The insurer said the value of fraud increased from £30m in 2013 to £38m in 2014, and it currently has more than 15,000 "suspicious claims" under investigation.
Tom Gardiner, head of fraud at Aviva, said insurance fraud had implications for premiums.
"Our figures show that insurance fraud remains a significant and complex challenge, but the biggest threat to customers continues to be fraudulent motor claims, which puts innocent motorists at risk of physical harm, while pushing up premiums for everyone," he said.
Gardiner said Aviva paid out more than more £2.3bn for 873,000 claims in 2014, but that one in nine motor whiplash claims were "tainted by fraud".
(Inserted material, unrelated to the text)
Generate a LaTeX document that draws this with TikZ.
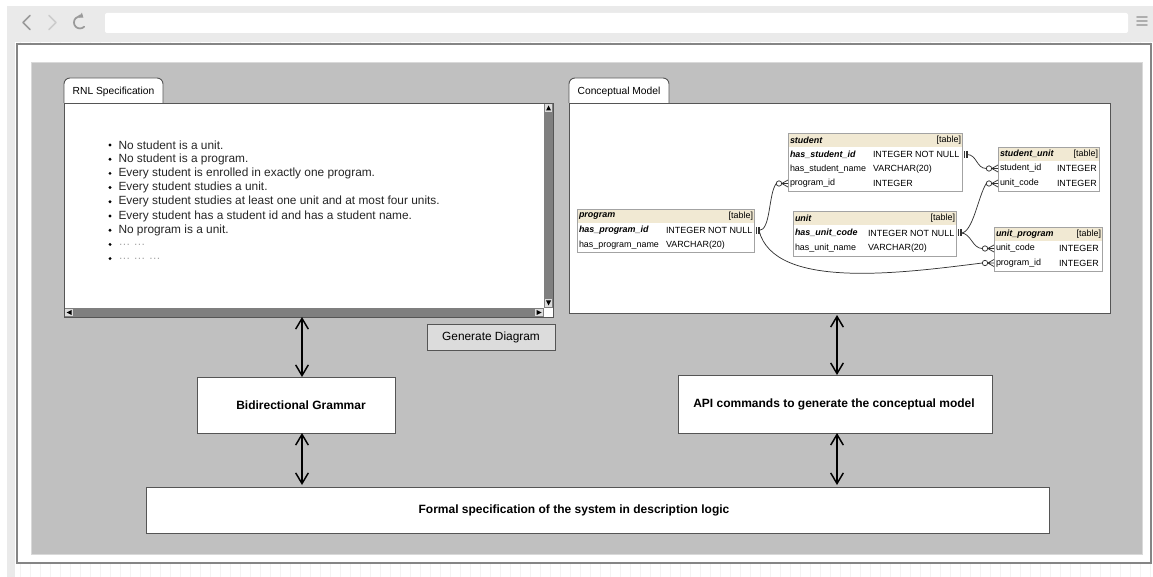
\documentclass[tikz,border=0pt]{standalone}
\usepackage{fontspec}
\setmainfont{Liberation Sans}
\usetikzlibrary{arrows.meta,positioning,calc}

\definecolor{bargray}{HTML}{EAEAEA}
\definecolor{gridgray}{HTML}{F3F3F3}
\definecolor{icongray}{HTML}{9A9A9A}
\definecolor{framegray}{HTML}{858585}
\definecolor{panelgray}{HTML}{C0C0C0}
\definecolor{edgegray}{HTML}{555555}
\definecolor{scrollgray}{HTML}{7F7F7F}
\definecolor{btngray}{HTML}{DCDCDC}
\definecolor{tblbeige}{HTML}{F1E9D3}
\definecolor{tblline}{HTML}{A3A3A3}

\newcommand{\pxu}{0.75pt}
% one end: two bars right of the table border
\newcommand{\onemark}[1]{\draw[erline, line width=1.2pt] ($(#1)+(2.5,-3.5)$) -- ++(0,7) ($(#1)+(5,-3.5)$) -- ++(0,7);}
% many end: circle and crow foot left of the table border
\newcommand{\manymark}[1]{%
  \draw[erline] ($(#1)+(-6.3,0)$) -- (#1) ($(#1)+(-6.3,0)$) -- ($(#1)+(0,-3.5)$) ($(#1)+(-6.3,0)$) -- ($(#1)+(0,3.5)$);
  \draw[erline, fill=white] ($(#1)+(-9,0)$) circle[radius=2.7];}

\begin{document}
\begin{tikzpicture}[x=0.75pt, y=-0.75pt]

\tikzset{every node/.style = {inner sep=0pt, outer sep=0pt}}
\tikzset{icon/.style = {draw=icongray, line width=1.3pt, line cap=round, line join=round}}
\tikzset{tabshape/.style = {draw=edgegray, fill=white, line width=0.7pt, rounded corners=4.5pt}}
\tikzset{tablabel/.style = {font=\fontsize{7.7}{9}\selectfont}}
\tikzset{pane/.style = {rectangle, draw=edgegray, fill=white, line width=0.7pt}}
\tikzset{listitem/.style = {anchor=west, text=black!85, font=\fontsize{8.9}{10}\selectfont}}
\tikzset{procbox/.style = {rectangle, draw=edgegray, fill=white, line width=0.7pt}}
\tikzset{proctext/.style = {font=\fontsize{9}{11}\selectfont\bfseries}}
\tikzset{genbtn/.style = {rectangle, draw=edgegray, fill=btngray, line width=0.7pt, font=\fontsize{8.9}{10}\selectfont}}
\tikzset{biarrow/.style = {{Straight Barb[length=8pt,width=9.5pt]}-{Straight Barb[length=8pt,width=9.5pt]}, line width=1.1pt}}
\tikzset{tblbox/.style = {rectangle, draw=tblline, fill=white, line width=0.6pt, anchor=north west}}
\tikzset{tblhd/.style = {rectangle, fill=tblbeige, anchor=north west, minimum height=14*\pxu}}
\tikzset{tbltxt/.style = {anchor=west, font=\fontsize{6.7}{8}\selectfont}}
\tikzset{tblkey/.style = {anchor=west, font=\fontsize{6.7}{8}\selectfont\bfseries\itshape}}
\tikzset{tbltag/.style = {anchor=east, font=\fontsize{6.7}{8}\selectfont}}
\tikzset{erline/.style = {draw=black!80, line width=0.55pt}}

\useasboundingbox (0,0) rectangle (1153,577);

% browser window
\fill[bargray] (7,6) rectangle (1153,42);
\fill[bargray] (7,42) rectangle (15,577);
\draw[gridgray, step=10] (15,42) grid (1153,577);
\fill[white, rounded corners=1.5pt] (105,13) rectangle (1128,33);
\draw[icon] (30,15.5) -- (23,22.5) -- (30,29.5);
\draw[icon, draw=icongray!50] (49,15.5) -- (56,22.5) -- (49,29.5);
\draw[icon, -{Triangle[length=3pt,width=4.5pt]}] (84.2,26.7) arc[start angle=45, end angle=305, radius=6];
\draw[icon, draw=icongray!80, line width=1.4pt] (1137,17) -- (1147,17) (1137,21) -- (1147,21) (1137,25) -- (1147,25);
\draw[draw=framegray, fill=white, line width=1pt] (17,44) rectangle (1151,563);
\draw[draw=panelgray!60!white, fill=panelgray, line width=0.6pt] (31,62) rectangle (1142,554);

% RNL specification pane
\draw[tabshape] (64,103) -- (64,78) -- (163,78) -- (163,103);
\node[tablabel] (rnltab) at (113.5,91.5) {RNL Specification};
\node[pane, minimum width=489*\pxu, minimum height=214*\pxu] (rnl) at (308.5,210) {};
\fill[scrollgray] (544,103) rectangle (553,308);
\fill[scrollgray] (64,308) rectangle (544,317);
\fill[white] (544,308) rectangle (553,317);
\fill[btngray] (545,104) rectangle (552,112);
\fill (546,110.5) -- (551,110.5) -- (548.5,105.5) -- cycle;
\fill[btngray] (545,299) rectangle (552,307);
\fill (546,300.5) -- (551,300.5) -- (548.5,305.5) -- cycle;
\fill[btngray] (65,309) rectangle (73,316);
\fill (71.5,310) -- (71.5,315) -- (66.5,312.5) -- cycle;
\fill[btngray] (535,309) rectangle (543,316);
\fill (536.5,310) -- (536.5,315) -- (541.5,312.5) -- cycle;
\draw[edgegray, line width=0.7pt] (rnl.north west) rectangle (rnl.south east);

\foreach \rule [count=\i from 0] in {No student is a unit., No student is a program., Every student is enrolled in exactly one program., Every student studies a unit., Every student studies at least one unit and at most four units., Every student has a student id and has a student name., No program is a unit.}
{
  \fill (110,145+14.2*\i) circle[radius=1.6];
  \node[listitem] (rule\i) at (118.5,145+14.2*\i) {\rule};
}
\fill (110,244.4) circle[radius=1.6];
\node[listitem, text=black!35] (more1) at (118.5,244.4) {… …};
\fill (110,258.6) circle[radius=1.6];
\node[listitem, text=black!35] (more2) at (118.5,258.6) {… … …};

\node[genbtn, minimum width=128*\pxu, minimum height=26*\pxu] (gen) at (491,337) {Generate Diagram};

% conceptual model pane
\draw[tabshape] (569,103) -- (569,78) -- (669,78) -- (669,103);
\node[tablabel] (cmtab) at (619,91.5) {Conceptual Model};
\node[pane, minimum width=541*\pxu, minimum height=210*\pxu] (cm) at (839.5,208) {};

% tables
\node[tblbox, minimum width=177*\pxu, minimum height=43*\pxu] (program)  at (577,209) {};
\node[tblhd,  minimum width=177*\pxu]                         (programh) at (577,209) {};
\node[tblkey] (prog_t)  at (579,216)   {program};
\node[tbltag] (prog_g)  at (753,216)   {[table]};
\node[tblkey] (prog_r1) at (579,230.5) {has\_program\_id};
\node[tbltxt] (prog_c1) at (666,230.5) {INTEGER NOT NULL};
\node[tbltxt] (prog_r2) at (579,245)   {has\_program\_name};
\node[tbltxt] (prog_c2) at (666,245)   {VARCHAR(20)};

\node[tblbox, minimum width=174*\pxu, minimum height=58*\pxu] (student)  at (788,133) {};
\node[tblhd,  minimum width=174*\pxu]                         (studenth) at (788,133) {};
\node[tblkey] (stu_t)  at (790,140)   {student};
\node[tbltag] (stu_g)  at (961,140)   {[table]};
\node[tblkey] (stu_r1) at (790,154.5) {has\_student\_id};
\node[tbltxt] (stu_c1) at (873,154.5) {INTEGER NOT NULL};
\node[tbltxt] (stu_r2) at (790,169)   {has\_student\_name};
\node[tbltxt] (stu_c2) at (873,169)   {VARCHAR(20)};
\node[tbltxt] (stu_r3) at (790,183.5) {program\_id};
\node[tbltxt] (stu_c3) at (873,183.5) {INTEGER};

\node[tblbox, minimum width=101*\pxu, minimum height=44*\pxu] (stuunit)  at (998,147) {};
\node[tblhd,  minimum width=101*\pxu]                         (stuunith) at (998,147) {};
\node[tblkey] (su_t)  at (1000,154)   {student\_unit};
\node[tbltag] (su_g)  at (1098,154)   {[table]};
\node[tbltxt] (su_r1) at (1000,168.5) {student\_id};
\node[tbltxt] (su_c1) at (1057,168.5) {INTEGER};
\node[tbltxt] (su_r2) at (1000,183.5) {unit\_code};
\node[tbltxt] (su_c2) at (1057,183.5) {INTEGER};

\node[tblbox, minimum width=163*\pxu, minimum height=45*\pxu] (unit)  at (793,211) {};
\node[tblhd,  minimum width=163*\pxu]                         (unith) at (793,211) {};
\node[tblkey] (unit_t)  at (795,218) {unit};
\node[tbltag] (unit_g)  at (955,218) {[table]};
\node[tblkey] (unit_r1) at (795,233) {has\_unit\_code};
\node[tbltxt] (unit_c1) at (868,233) {INTEGER NOT NULL};
\node[tbltxt] (unit_r2) at (795,248) {has\_unit\_name};
\node[tbltxt] (unit_c2) at (868,248) {VARCHAR(20)};

\node[tblbox, minimum width=108*\pxu, minimum height=44*\pxu] (unitprog)  at (994,227) {};
\node[tblhd,  minimum width=108*\pxu]                         (unitprogh) at (994,227) {};
\node[tblkey] (up_t)  at (996,234)   {unit\_program};
\node[tbltag] (up_g)  at (1101,234)  {[table]};
\node[tbltxt] (up_r1) at (996,248.5) {unit\_code};
\node[tbltxt] (up_c1) at (1059,248.5) {INTEGER};
\node[tbltxt] (up_r2) at (996,263)   {program\_id};
\node[tbltxt] (up_c2) at (1059,263)  {INTEGER};

\foreach \t in {program, student, stuunit, unit, unitprog}
  \draw[tblline, line width=0.6pt] (\t.north west) rectangle (\t.south east);

% relationship ends
\coordinate (prog_e)   at (754,230.5);
\coordinate (stu_e)    at (962,154.5);
\coordinate (unit_e)   at (956,233);
\coordinate (stu_pid)  at (788,183.5);
\coordinate (su_sid)   at (998,168.5);
\coordinate (su_uc)    at (998,183.5);
\coordinate (up_uc)    at (994,248.5);
\coordinate (up_pid)   at (994,263);

\coordinate (prog_out) at ($(prog_e)+(5,0)$);
\coordinate (stu_out)  at ($(stu_e)+(5,0)$);
\coordinate (unit_out) at ($(unit_e)+(5,0)$);
\coordinate (stu_in)   at ($(stu_pid)+(-11.7,0)$);
\coordinate (su_sin)   at ($(su_sid)+(-11.7,0)$);
\coordinate (su_uin)   at ($(su_uc)+(-11.7,0)$);
\coordinate (up_uin)   at ($(up_uc)+(-11.7,0)$);
\coordinate (up_pin)   at ($(up_pid)+(-11.7,0)$);

\draw[erline] (prog_out) .. controls +(12,0) and +(-8,10) .. (stu_in);
\draw[erline] (prog_out) .. controls +(15,60) and +(-80,10) .. (up_pin);
\draw[erline] (stu_out)  .. controls +(10,0) and +(-10,0) .. (su_sin);
\draw[erline] (unit_out) .. controls +(12,0) and +(-8,12) .. (su_uin);
\draw[erline] (unit_out) .. controls +(10,0) and +(-10,0) .. (up_uin);

\onemark{prog_e}
\onemark{stu_e}
\onemark{unit_e}
\manymark{stu_pid}
\manymark{su_sid}
\manymark{su_uc}
\manymark{up_uc}
\manymark{up_pid}

% processing boxes
\node[procbox, minimum width=198*\pxu, minimum height=56*\pxu] (grammar) at (296,405)   {};
\node[procbox, minimum width=314*\pxu, minimum height=58*\pxu] (api)     at (835,404)   {};
\node[procbox, minimum width=903*\pxu, minimum height=46*\pxu] (formal)  at (597.5,510) {};
\node[proctext] (grammar_t) at (301,405)   {Bidirectional Grammar};
\node[proctext] (api_t)     at (834,404)   {API commands to generate the conceptual model};
\node[proctext] (formal_t)  at (574,510)   {Formal specification of the system in description logic};

\coordinate (leftaxis)  at (302,0);
\coordinate (rightaxis) at (837,0);

\draw[biarrow] (rnl.south -| leftaxis)   -- (grammar.north -| leftaxis);
\draw[biarrow] (grammar.south -| leftaxis) -- ([yshift=1.5pt]formal.north -| leftaxis);
\draw[biarrow] ([yshift=-1.5pt]cm.south -| rightaxis) -- (api.north -| rightaxis);
\draw[biarrow] (api.south -| rightaxis)  -- ([yshift=1.5pt]formal.north -| rightaxis);

\end{tikzpicture}
\end{document}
The company is urging the government to consider changes to the claims system, including replacing cash compensation with rehabilitation.
"Although Aviva has continued to invest in its ability to detect, challenge and prosecute the plague of fraudulent whiplash claims, and supports steps taken by government to address the problem, we believe that further steps must be taken to deal with the root cause of the UK's cash for crash industry," Gardiner said.
"Changes we are calling for include removing the cash and profit incentives from the system, such as replacing cash compensation for minor, short-term injuries with rehabilitation."
Aviva detected and declined more than 6,390 cases of motor insurance application fraud in 2014 and said it would take preventive measures to prevent fraudsters from buying Aviva products.
Gardiner added: "The fight against fraud begins at the front door. We are now screening our personal and commercial motor business at the point of sale and we are committed to protecting our brokers and innocent customers from being targeted by fraudsters and ensuring that fraudsters cannot buy Aviva products."